▸ TASK DESCRIPTION: Count how many lines of the data below contain the string "with"; the reply should be that number alone.

▸ COLLECTED DATA:
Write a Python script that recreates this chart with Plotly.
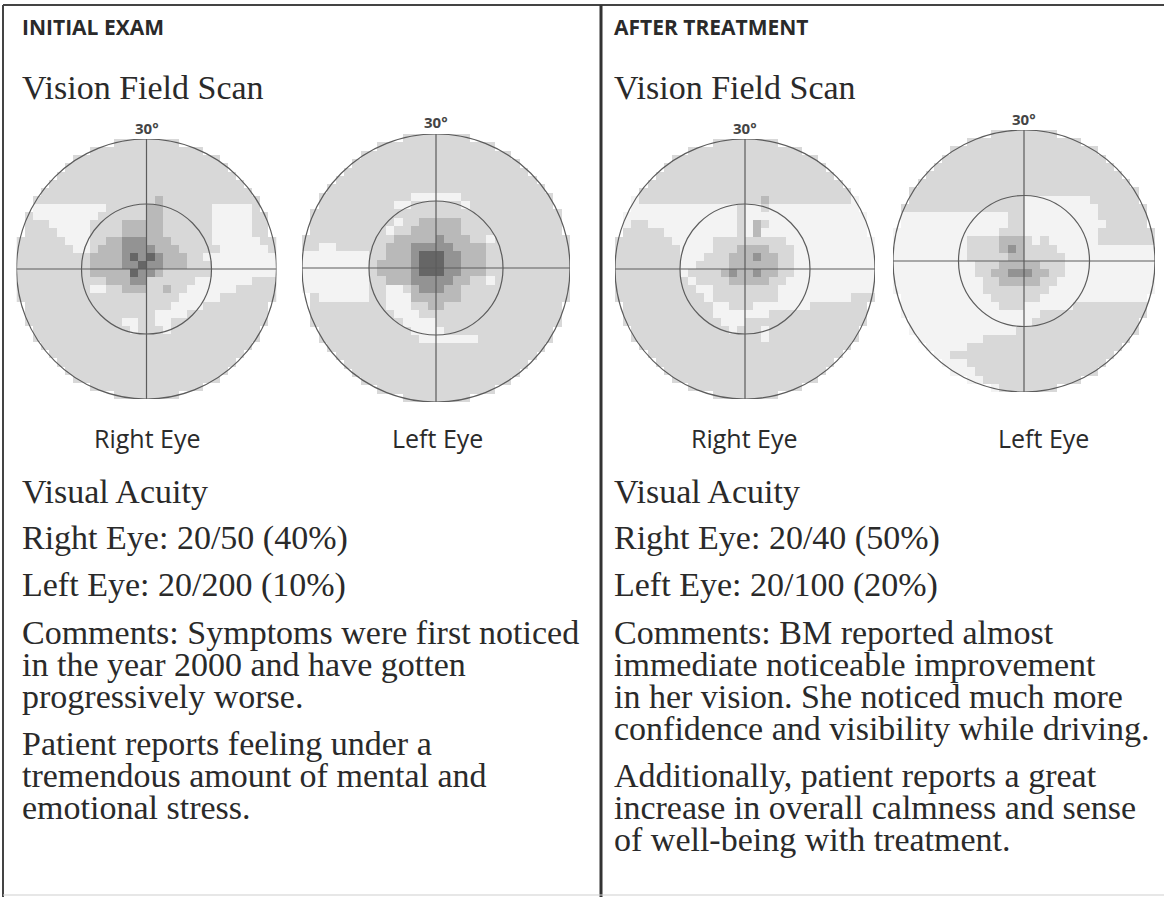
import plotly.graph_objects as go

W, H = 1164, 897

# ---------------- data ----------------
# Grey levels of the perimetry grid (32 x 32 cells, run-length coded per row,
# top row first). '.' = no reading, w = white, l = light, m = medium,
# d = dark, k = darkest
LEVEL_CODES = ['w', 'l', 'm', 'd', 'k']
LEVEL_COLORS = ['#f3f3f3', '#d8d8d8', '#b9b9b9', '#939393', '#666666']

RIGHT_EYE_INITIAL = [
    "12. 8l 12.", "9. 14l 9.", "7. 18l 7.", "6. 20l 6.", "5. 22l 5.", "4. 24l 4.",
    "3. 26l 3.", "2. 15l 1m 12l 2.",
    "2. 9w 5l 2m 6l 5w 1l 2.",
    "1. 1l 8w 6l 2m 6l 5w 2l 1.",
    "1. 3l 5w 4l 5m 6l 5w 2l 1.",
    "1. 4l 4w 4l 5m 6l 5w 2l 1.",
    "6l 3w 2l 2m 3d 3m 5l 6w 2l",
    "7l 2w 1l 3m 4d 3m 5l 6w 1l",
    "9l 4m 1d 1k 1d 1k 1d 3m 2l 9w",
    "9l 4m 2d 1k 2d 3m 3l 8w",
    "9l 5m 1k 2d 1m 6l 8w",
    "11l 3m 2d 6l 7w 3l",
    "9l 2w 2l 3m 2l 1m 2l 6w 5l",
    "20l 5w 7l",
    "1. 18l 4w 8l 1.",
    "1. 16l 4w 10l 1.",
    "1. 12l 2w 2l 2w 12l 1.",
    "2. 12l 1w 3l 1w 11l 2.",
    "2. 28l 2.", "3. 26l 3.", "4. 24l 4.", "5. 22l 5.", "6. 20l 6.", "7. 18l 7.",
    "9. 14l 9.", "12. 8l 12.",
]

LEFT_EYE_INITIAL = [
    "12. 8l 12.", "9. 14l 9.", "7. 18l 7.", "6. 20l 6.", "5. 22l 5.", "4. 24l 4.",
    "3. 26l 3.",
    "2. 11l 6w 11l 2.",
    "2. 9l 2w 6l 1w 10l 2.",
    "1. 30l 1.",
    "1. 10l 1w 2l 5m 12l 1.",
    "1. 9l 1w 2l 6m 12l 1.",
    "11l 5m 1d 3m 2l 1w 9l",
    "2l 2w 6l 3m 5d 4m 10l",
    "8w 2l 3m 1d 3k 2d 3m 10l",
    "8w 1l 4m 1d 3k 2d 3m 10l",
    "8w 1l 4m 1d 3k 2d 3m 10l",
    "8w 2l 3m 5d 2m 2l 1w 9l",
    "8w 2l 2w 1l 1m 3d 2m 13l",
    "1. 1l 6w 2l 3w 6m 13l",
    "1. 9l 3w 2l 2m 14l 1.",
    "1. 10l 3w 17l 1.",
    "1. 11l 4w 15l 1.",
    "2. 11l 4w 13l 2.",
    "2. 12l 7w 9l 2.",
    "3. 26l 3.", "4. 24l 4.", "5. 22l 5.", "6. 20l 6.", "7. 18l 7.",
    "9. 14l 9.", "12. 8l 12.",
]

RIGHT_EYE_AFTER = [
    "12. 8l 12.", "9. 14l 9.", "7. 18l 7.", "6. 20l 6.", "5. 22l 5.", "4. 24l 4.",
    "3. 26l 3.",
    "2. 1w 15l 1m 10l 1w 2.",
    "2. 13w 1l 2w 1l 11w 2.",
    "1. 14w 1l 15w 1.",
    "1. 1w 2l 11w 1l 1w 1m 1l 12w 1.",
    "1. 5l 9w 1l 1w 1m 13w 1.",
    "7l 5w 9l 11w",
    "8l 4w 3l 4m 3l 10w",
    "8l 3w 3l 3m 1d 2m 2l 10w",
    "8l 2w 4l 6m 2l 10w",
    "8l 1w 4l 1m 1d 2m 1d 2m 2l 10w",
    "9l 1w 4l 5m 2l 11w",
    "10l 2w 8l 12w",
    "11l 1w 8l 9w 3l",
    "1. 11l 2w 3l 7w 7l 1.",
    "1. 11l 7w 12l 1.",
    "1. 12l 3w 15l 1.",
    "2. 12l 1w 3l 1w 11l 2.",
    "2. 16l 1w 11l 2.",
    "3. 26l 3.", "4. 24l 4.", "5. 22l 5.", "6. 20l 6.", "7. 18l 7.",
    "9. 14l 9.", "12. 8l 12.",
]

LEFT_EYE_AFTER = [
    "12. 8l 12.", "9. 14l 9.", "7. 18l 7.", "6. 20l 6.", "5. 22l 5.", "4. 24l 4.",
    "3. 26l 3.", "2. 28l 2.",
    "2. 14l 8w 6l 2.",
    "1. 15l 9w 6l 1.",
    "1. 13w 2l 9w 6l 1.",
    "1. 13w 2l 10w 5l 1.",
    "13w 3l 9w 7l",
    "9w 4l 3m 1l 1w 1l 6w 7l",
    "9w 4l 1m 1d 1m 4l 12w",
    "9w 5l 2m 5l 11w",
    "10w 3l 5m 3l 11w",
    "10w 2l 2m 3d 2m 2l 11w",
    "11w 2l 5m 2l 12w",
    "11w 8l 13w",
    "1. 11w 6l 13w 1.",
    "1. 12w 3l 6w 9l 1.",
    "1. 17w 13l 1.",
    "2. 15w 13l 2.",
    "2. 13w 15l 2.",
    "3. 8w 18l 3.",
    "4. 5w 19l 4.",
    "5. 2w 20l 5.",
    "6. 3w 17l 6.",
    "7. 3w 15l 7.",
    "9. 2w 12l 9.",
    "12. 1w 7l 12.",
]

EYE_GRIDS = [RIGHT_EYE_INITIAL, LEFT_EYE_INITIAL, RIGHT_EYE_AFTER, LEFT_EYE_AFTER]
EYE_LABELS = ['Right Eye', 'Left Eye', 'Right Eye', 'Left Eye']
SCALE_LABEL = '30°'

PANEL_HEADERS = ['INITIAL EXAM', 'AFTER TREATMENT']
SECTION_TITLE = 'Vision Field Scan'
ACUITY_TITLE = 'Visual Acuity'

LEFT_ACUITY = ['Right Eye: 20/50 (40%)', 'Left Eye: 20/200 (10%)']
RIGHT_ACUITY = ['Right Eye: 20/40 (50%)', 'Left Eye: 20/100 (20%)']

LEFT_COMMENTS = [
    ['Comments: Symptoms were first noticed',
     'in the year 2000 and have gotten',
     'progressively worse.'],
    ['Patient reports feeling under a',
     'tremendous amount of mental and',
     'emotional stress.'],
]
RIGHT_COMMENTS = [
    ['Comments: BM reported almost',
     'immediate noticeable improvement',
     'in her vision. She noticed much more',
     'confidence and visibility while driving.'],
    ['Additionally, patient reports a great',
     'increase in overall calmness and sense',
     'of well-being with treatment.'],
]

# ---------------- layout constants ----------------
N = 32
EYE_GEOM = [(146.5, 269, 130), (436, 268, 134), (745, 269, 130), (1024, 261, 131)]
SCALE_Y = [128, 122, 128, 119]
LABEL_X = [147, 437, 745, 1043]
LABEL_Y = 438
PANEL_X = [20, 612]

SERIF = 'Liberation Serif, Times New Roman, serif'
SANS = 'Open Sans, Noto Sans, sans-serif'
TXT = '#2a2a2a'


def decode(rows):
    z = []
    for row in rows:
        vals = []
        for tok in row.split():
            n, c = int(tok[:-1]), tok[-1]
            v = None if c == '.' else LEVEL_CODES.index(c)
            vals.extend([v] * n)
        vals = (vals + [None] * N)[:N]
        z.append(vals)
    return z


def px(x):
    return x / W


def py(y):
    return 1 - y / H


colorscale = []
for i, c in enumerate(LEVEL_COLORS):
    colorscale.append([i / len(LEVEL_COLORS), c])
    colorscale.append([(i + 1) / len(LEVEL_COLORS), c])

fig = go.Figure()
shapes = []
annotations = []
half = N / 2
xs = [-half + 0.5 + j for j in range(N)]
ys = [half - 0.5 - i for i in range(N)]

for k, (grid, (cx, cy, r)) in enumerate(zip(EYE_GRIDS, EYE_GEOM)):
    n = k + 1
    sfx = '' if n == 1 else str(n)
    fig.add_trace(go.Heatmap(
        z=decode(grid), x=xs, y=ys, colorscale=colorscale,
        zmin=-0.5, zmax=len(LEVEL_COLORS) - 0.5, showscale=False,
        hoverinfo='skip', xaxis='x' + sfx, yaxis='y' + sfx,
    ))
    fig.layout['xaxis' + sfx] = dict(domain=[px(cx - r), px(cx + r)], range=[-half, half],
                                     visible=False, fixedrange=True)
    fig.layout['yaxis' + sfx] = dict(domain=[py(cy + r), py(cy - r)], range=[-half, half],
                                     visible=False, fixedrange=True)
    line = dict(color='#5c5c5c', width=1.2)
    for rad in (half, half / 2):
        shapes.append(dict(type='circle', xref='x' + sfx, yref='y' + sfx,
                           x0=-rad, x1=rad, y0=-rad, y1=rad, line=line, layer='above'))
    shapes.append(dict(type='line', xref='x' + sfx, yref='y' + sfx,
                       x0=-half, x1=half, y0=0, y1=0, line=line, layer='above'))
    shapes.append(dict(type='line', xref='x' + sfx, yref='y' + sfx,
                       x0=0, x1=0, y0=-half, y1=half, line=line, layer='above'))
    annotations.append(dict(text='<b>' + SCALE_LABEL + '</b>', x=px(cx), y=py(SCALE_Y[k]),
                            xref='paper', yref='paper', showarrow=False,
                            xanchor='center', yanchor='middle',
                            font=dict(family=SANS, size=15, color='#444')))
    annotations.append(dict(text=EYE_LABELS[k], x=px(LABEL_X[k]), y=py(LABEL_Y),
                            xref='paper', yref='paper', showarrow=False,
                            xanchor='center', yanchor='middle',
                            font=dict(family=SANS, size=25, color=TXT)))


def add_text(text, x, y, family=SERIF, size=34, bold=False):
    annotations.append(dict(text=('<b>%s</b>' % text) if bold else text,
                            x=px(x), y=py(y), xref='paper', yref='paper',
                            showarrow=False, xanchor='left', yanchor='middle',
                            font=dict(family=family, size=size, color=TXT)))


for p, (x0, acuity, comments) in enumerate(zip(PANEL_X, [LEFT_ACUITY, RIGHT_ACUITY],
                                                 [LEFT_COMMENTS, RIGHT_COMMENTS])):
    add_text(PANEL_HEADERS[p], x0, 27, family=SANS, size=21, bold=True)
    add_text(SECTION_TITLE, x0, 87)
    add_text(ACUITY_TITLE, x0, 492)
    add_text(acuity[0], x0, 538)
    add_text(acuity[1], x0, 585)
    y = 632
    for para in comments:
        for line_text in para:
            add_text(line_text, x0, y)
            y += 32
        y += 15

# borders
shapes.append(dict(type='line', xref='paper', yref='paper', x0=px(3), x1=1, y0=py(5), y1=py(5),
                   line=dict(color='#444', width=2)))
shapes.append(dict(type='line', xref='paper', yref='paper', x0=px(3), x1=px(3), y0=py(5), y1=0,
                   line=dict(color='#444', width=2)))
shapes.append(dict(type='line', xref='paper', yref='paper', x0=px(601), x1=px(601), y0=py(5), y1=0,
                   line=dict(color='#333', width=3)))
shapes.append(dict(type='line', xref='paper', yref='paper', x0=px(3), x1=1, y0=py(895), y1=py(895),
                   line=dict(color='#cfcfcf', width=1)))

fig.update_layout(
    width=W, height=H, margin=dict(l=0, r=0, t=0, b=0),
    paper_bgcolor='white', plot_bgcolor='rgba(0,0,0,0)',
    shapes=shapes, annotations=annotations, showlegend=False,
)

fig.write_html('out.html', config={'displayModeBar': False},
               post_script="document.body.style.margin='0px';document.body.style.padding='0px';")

▸ THE REPLY: 2